The Planning of Center City Philadelphia
From William Penn to the Present
When William Penn founded the colony of Pennsylvania in 1682, he and his surveyor, Thomas Holme, created a visionary plan for its principal city, Philadelphia, and the immediate surrounding region. Over the past 325 years that plan has been modified by many individuals to reflect an evolving vision of a city both beautiful and practical.

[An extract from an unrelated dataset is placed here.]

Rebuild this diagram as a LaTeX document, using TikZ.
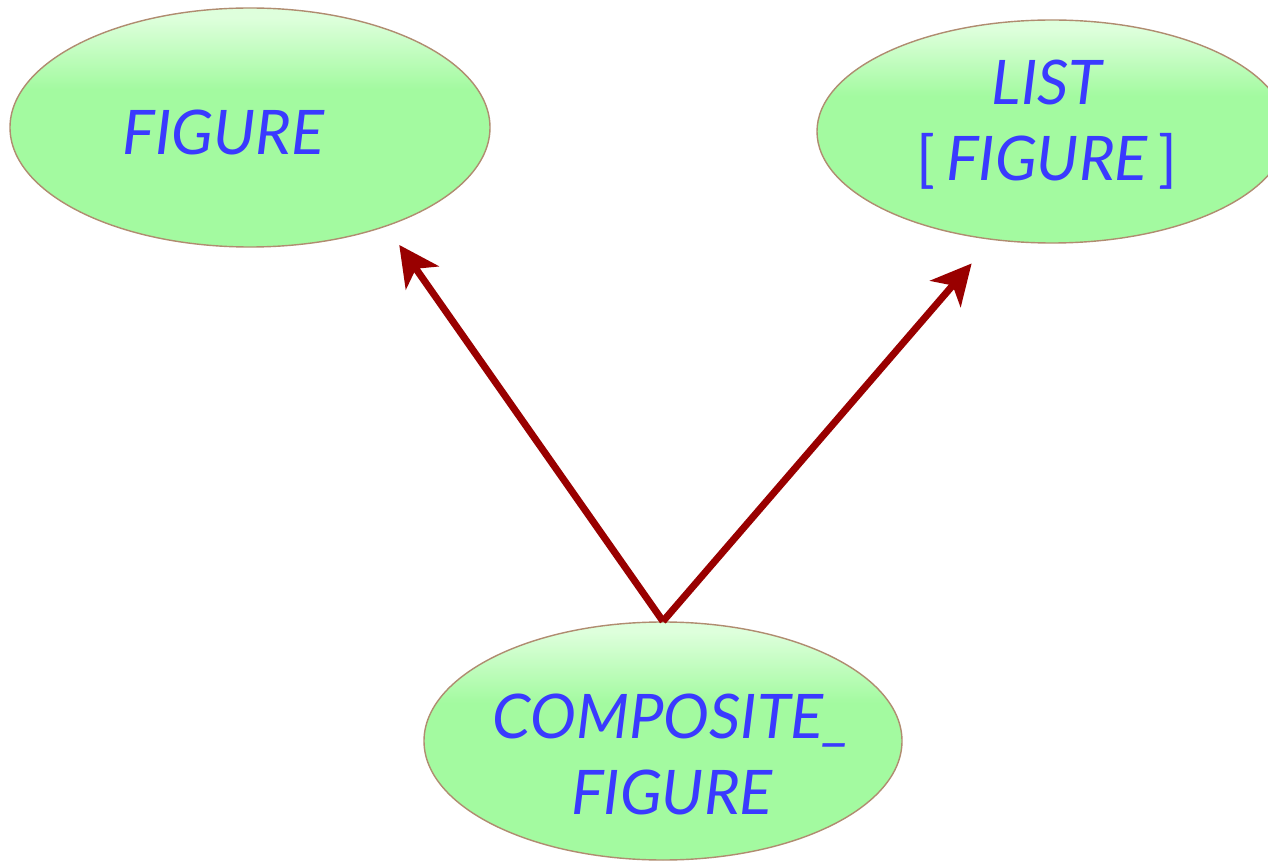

The Planning of Center City Philadelphia: From William Penn to the Present traces these three centuries of planning history from Penn’s original concept to the design of the Benjamin Franklin Parkway—one of the significant monuments of the City Beautiful movement in the United States—to the mid-20th century urban renewal efforts that made Philadelphia a national leader in city planning and urban revitalization. Illustrated with historic maps and photographs, the book also includes brief biographical sketches of nine Philadelphians who have contributed significantly to the practice of city planning including Paul Philippe Cret, Edmund N. Bacon, David A. Wallace and Denise Scott Brown. Also included are maps of five walking tours of Center City where the results of this planning history can be seen and experienced most easily, along with many of the city’s most significant architectural landmarks.
The Planning of Center City: From William Penn to the Present, is a project of the Center for Architecture, a non-profit institution founded by the Philadelphia Chapter of the American Institute of Architects. Profits from the sale of the book go to support programs of the Center.